### What you are asked to do
Scan the data below for the string "seaborn". Copy every line where it appears.

### Dataset content
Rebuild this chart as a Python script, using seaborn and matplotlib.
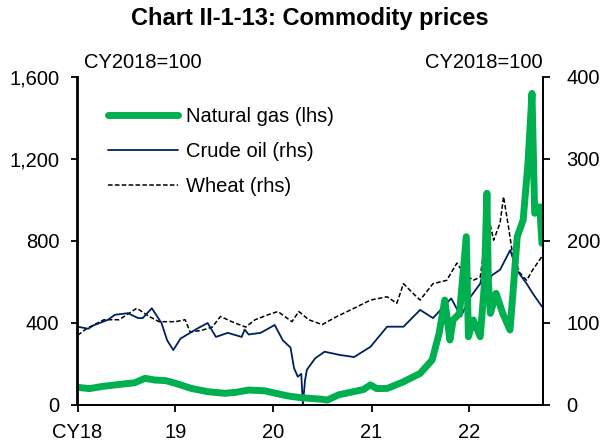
import matplotlib
matplotlib.use("Agg")
import matplotlib.pyplot as plt
import seaborn as sns
import pandas as pd
from matplotlib.lines import Line2D

# ---------------- data ----------------
gas_dates = ["2018-01-02", "2018-02-15", "2018-04-01", "2018-05-15", "2018-07-01", "2018-08-01",
             "2018-09-10", "2018-10-15", "2018-11-25", "2019-01-01", "2019-03-01", "2019-05-01",
             "2019-07-05", "2019-08-15", "2019-10-01", "2019-12-01", "2020-01-10", "2020-02-25",
             "2020-04-10", "2020-05-10", "2020-07-01", "2020-07-20", "2020-09-01", "2020-10-15",
             "2020-12-01", "2020-12-28", "2021-01-20", "2021-03-01", "2021-05-01", "2021-07-01",
             "2021-08-15", "2021-09-10", "2021-10-01", "2021-10-20", "2021-11-01", "2021-11-25",
             "2021-12-20", "2021-12-28", "2022-01-15", "2022-02-10", "2022-02-25", "2022-03-07",
             "2022-03-12", "2022-03-20", "2022-04-10", "2022-05-05", "2022-06-01", "2022-06-12",
             "2022-06-28", "2022-07-20", "2022-08-07", "2022-08-22", "2022-09-01", "2022-09-20",
             "2022-09-28"]
gas_values = [86, 80, 90, 97, 104, 108,
              130, 122, 119, 106, 81, 65,
              57, 62, 73, 69, 57, 44,
              36, 33, 28, 24, 50, 62,
              75, 98, 80, 81, 114, 154,
              220, 351, 512, 317, 415, 447,
              821, 333, 415, 333, 577, 1033,
              610, 447, 545, 447, 366, 545,
              821, 902, 1180, 1520, 935, 967,
              789]

oil_dates = ["2018-01-02", "2018-02-10", "2018-03-01", "2018-04-25", "2018-05-20", "2018-07-08",
             "2018-08-15", "2018-09-01", "2018-10-05", "2018-11-10", "2018-12-01", "2018-12-24",
             "2019-01-20", "2019-03-25", "2019-05-01", "2019-06-01", "2019-07-15", "2019-09-05",
             "2019-09-16", "2019-10-01", "2019-11-15", "2020-01-06", "2020-02-05", "2020-03-05",
             "2020-03-18", "2020-04-01", "2020-04-14", "2020-04-20", "2020-04-28", "2020-05-05",
             "2020-06-05", "2020-07-10", "2020-09-05", "2020-10-28", "2020-12-28", "2021-02-28",
             "2021-04-30", "2021-07-01", "2021-08-18", "2021-10-25", "2021-11-30", "2022-01-05",
             "2022-02-10", "2022-03-07", "2022-03-16", "2022-03-25", "2022-04-25", "2022-06-02",
             "2022-06-25", "2022-08-02", "2022-08-25", "2022-09-28"]
oil_values = [95.5, 93, 97, 104, 110, 112,
              106, 106, 118, 100, 79, 67,
              81, 93.5, 100, 83, 88, 83,
              92, 86, 88, 97.6, 79, 70,
              45, 34.5, 38, 0, 30, 43,
              57, 65, 61, 58.5, 71, 95.5,
              95.5, 116, 106, 130, 108, 132,
              148, 181, 150, 158, 165, 189,
              165, 148, 136, 120]

wheat_dates = ["2018-01-02", "2018-02-05", "2018-04-10", "2018-06-05", "2018-08-10", "2018-09-25",
               "2018-11-01", "2019-01-01", "2019-02-06", "2019-02-25", "2019-04-08", "2019-05-18",
               "2019-06-18", "2019-07-30", "2019-09-20", "2019-10-25", "2019-12-12", "2020-01-18",
               "2020-03-10", "2020-04-05", "2020-05-12", "2020-07-01", "2020-08-25", "2020-10-28",
               "2020-12-28", "2021-02-28", "2021-04-05", "2021-04-30", "2021-06-05", "2021-07-01",
               "2021-08-18", "2021-10-08", "2021-11-15", "2021-12-10", "2022-01-15", "2022-02-10",
               "2022-02-22", "2022-03-04", "2022-03-15", "2022-04-01", "2022-04-25", "2022-05-08",
               "2022-05-26", "2022-06-12", "2022-07-08", "2022-08-02", "2022-08-25", "2022-09-28"]
wheat_values = [85, 93.5, 104, 104, 118, 108,
                101.6, 101.6, 104, 89, 91, 95,
                108, 101.6, 95, 104, 110, 114,
                101.6, 114, 104, 98, 108, 118,
                128, 132, 124, 148, 136, 128,
                148, 152, 173, 161, 152, 156,
                185, 254, 226, 201, 222, 254,
                218, 181, 161, 152, 165, 181]

year_ticks = ["2018-01-01", "2019-01-01", "2020-01-01", "2021-01-01", "2022-01-01"]
year_labels = ["CY18", "19", "20", "21", "22"]
lhs_ticks = [0, 400, 800, 1200, 1600]
rhs_ticks = [0, 100, 200, 300, 400]
labels = ["Natural gas (lhs)", "Crude oil (rhs)", "Wheat (rhs)"]

# ---------------- styling ----------------
sns.set_theme(style="white")
plt.rcParams["font.family"] = ["Liberation Sans", "DejaVu Sans"]
plt.rcParams["text.color"] = "black"
FS = 14.5
GREEN = "#00B050"
NAVY = "#002060"
GAS_LW = 5.0
DASH = (0, (3, 1.5))

gas = pd.DataFrame({"date": pd.to_datetime(gas_dates), "v": gas_values})
oil = pd.DataFrame({"date": pd.to_datetime(oil_dates), "v": oil_values})
wheat = pd.DataFrame({"date": pd.to_datetime(wheat_dates), "v": wheat_values})

fig = plt.figure(figsize=(6.09, 4.47), dpi=100)
ax = fig.add_axes([77.5 / 609, 42 / 447, 465.5 / 609, 328 / 447])
ax2 = ax.twinx()

sns.lineplot(data=wheat, x="date", y="v", ax=ax2, color="black", lw=1.1,
             linestyle=DASH, legend=False)
sns.lineplot(data=oil, x="date", y="v", ax=ax2, color=NAVY, lw=1.3, legend=False)
sns.lineplot(data=gas, x="date", y="v", ax=ax, color=GREEN, lw=GAS_LW,
             solid_capstyle="round", solid_joinstyle="round", legend=False)

ax.set_zorder(ax2.get_zorder() + 1)
ax.patch.set_visible(False)

ax.set_xlim(pd.Timestamp("2018-01-01"), pd.Timestamp("2022-10-02"))
ax.set_ylim(0, 1600)
ax2.set_ylim(0, 400)
ax.set_xticks(pd.to_datetime(year_ticks))
ax.set_xticklabels(year_labels)
ax.set_yticks(lhs_ticks)
ax.set_yticklabels([f"{v:,}" for v in lhs_ticks])
ax2.set_yticks(rhs_ticks)
ax2.set_yticklabels([str(v) for v in rhs_ticks])
ax.set_xlabel("")
ax.set_ylabel("")
ax2.set_ylabel("")

for a in (ax, ax2):
    for s in a.spines.values():
        s.set_color("black")
        s.set_linewidth(1.3)
    a.spines["top"].set_visible(False)
    a.grid(False)

ax.tick_params(axis="x", direction="out", length=5, width=1.3, pad=8, labelsize=FS,
               colors="black", bottom=True)
ax.tick_params(axis="y", direction="out", length=5, width=1.3, pad=8, labelsize=FS,
               colors="black", left=True)
ax2.tick_params(axis="y", direction="out", length=5, width=1.3, pad=12, labelsize=FS,
                colors="black", right=True)

handles = [Line2D([], [], color=GREEN, lw=GAS_LW, solid_capstyle="round"),
           Line2D([], [], color=NAVY, lw=1.3),
           Line2D([], [], color="black", lw=1.1, linestyle=DASH)]
ax.legend(handles, labels, loc="upper left", bbox_to_anchor=(30 / 465.5, 1 - 30 / 328),
          frameon=False, fontsize=FS, handlelength=3.5, handletextpad=0.4,
          labelspacing=0.8, borderpad=0, borderaxespad=0)

fig.text(310 / 609, 1 - 18.5 / 447, "Chart II-1-13: Commodity prices", ha="center", va="center",
         fontsize=17, fontweight="bold", color="black")
fig.text(84 / 609, 1 - 62 / 447, "CY2018=100", ha="left", va="center", fontsize=FS, color="black")
fig.text(543 / 609, 1 - 62 / 447, "CY2018=100", ha="right", va="center", fontsize=FS, color="black")

fig.savefig("out.png", dpi=100)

### Exercise result
Rebuild this chart as a Python script, using seaborn and matplotlib.
import seaborn as sns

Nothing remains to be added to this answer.